EXERCISE OBJECTIVE – Each line in the entries below that holds the string "this" is to be listed.

[Stored items from a collection]
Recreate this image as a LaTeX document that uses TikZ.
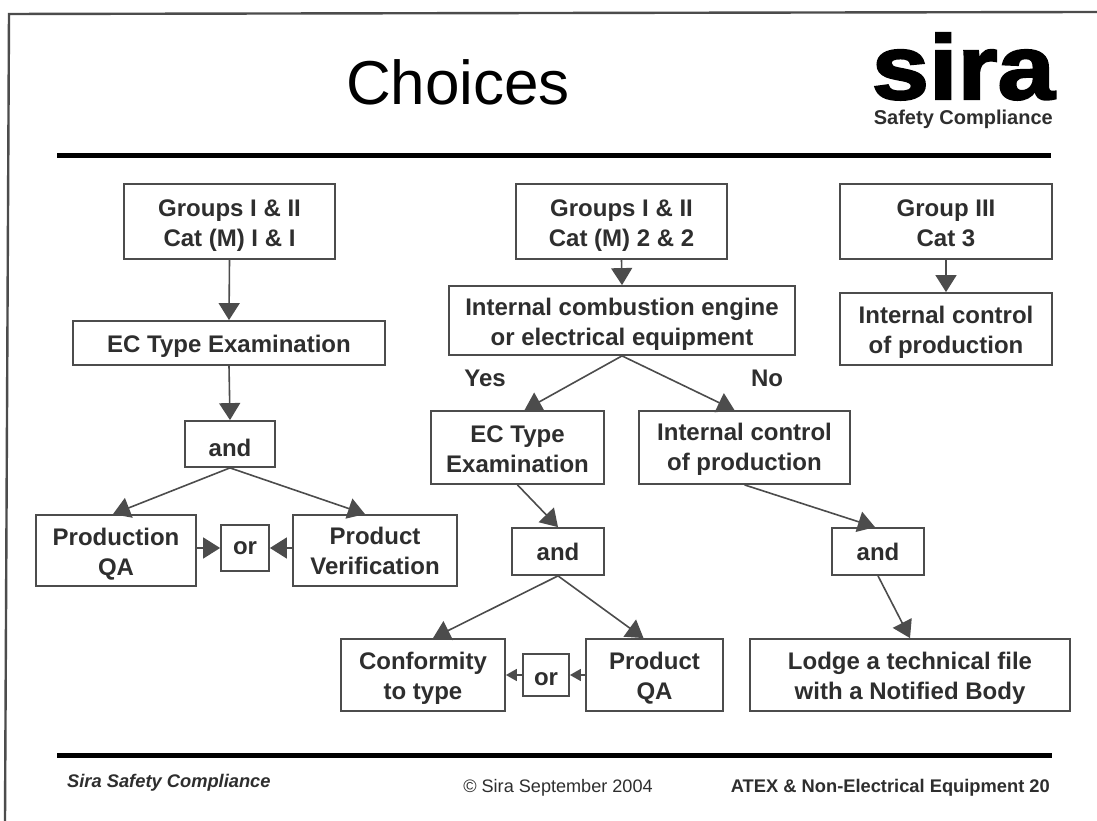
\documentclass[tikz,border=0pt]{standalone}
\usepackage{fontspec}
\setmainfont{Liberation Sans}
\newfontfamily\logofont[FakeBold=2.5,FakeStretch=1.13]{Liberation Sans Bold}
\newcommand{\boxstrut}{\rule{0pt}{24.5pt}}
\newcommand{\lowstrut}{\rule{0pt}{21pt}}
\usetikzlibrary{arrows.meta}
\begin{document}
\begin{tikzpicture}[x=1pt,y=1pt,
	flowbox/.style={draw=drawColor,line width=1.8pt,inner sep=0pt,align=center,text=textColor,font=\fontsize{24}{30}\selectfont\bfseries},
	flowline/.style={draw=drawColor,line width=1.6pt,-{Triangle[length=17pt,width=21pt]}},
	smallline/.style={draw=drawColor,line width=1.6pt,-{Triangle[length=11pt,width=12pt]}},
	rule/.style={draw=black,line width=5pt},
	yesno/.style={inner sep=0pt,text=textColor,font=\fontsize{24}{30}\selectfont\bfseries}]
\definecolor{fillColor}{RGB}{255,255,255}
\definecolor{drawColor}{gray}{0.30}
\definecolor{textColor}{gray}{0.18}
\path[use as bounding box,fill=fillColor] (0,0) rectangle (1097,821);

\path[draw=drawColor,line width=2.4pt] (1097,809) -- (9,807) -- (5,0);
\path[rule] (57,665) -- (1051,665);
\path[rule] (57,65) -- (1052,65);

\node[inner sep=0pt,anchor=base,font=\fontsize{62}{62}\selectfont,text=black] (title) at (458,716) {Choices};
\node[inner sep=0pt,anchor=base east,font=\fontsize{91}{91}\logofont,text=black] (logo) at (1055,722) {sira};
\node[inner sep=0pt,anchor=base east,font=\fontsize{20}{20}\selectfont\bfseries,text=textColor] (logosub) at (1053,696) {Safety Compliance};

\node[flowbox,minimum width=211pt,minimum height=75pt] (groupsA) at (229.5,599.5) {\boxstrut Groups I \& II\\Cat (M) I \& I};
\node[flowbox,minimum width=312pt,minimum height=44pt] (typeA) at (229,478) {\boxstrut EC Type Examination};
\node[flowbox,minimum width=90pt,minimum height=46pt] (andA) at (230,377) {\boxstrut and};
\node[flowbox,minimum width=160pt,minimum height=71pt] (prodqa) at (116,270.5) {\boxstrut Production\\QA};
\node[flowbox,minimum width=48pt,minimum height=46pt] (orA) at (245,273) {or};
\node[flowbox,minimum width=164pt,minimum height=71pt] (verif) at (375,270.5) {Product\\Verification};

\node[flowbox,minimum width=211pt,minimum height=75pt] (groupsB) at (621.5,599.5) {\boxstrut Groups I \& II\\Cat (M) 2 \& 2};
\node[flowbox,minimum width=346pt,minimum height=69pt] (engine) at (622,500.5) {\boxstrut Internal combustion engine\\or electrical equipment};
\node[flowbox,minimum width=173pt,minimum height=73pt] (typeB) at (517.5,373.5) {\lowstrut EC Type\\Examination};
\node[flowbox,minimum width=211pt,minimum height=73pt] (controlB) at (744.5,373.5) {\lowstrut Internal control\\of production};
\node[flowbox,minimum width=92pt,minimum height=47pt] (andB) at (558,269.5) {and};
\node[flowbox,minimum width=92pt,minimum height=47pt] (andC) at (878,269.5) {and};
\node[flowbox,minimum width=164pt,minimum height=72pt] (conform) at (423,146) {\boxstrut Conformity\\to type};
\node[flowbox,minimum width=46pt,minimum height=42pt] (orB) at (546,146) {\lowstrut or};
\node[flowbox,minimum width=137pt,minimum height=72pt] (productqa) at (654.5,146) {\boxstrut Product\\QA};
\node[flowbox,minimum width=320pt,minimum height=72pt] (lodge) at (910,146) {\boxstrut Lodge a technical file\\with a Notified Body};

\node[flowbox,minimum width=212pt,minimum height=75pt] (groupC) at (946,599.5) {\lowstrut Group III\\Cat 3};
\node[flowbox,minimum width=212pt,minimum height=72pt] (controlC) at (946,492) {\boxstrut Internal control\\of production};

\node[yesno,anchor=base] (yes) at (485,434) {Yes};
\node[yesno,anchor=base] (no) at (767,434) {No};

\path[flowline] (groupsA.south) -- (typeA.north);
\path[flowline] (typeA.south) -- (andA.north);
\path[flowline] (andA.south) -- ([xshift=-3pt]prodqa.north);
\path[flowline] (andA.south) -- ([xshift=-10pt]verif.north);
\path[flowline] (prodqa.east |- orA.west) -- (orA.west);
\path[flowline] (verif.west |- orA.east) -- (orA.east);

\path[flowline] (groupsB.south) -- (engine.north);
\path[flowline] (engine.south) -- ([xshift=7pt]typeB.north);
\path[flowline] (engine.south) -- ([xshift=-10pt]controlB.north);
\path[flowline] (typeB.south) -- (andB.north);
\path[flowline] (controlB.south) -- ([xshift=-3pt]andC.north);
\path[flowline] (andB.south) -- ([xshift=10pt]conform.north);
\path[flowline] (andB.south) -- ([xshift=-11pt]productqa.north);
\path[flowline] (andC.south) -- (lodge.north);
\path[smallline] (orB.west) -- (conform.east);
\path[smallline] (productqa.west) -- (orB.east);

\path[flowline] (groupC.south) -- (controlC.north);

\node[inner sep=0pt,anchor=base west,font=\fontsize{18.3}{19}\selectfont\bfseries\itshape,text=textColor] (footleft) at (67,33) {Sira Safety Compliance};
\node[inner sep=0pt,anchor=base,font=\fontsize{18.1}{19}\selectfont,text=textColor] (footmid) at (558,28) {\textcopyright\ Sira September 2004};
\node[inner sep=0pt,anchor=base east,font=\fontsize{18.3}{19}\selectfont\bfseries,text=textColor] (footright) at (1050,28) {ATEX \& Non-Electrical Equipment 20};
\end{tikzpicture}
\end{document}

--

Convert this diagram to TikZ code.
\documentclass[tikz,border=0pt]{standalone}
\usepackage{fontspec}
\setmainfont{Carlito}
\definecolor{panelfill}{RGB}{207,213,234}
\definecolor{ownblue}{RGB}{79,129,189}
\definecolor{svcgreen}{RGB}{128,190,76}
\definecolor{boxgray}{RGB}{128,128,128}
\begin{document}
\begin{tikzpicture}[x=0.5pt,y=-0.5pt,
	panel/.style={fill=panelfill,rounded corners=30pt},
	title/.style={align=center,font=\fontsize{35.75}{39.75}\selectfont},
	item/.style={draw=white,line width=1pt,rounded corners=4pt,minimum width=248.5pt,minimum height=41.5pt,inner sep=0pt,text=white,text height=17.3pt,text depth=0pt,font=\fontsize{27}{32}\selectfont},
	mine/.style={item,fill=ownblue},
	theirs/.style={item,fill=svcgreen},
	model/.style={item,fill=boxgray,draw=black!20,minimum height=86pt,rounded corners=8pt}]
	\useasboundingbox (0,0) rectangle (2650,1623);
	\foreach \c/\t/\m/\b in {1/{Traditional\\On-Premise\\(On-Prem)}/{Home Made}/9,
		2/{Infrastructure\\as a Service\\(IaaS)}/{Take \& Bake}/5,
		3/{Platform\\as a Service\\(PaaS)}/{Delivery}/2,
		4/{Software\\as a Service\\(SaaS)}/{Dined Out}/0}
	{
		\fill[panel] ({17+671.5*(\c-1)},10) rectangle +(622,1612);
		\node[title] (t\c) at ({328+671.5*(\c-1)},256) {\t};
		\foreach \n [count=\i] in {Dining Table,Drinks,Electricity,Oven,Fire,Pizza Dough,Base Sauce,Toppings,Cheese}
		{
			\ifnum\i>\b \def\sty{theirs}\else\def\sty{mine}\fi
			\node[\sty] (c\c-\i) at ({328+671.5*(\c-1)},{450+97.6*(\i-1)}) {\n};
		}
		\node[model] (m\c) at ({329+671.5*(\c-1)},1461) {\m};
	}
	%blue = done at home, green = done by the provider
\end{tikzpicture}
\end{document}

TASK RESPONSE –
Recreate this image as a LaTeX document that uses TikZ.
Convert this diagram to TikZ code.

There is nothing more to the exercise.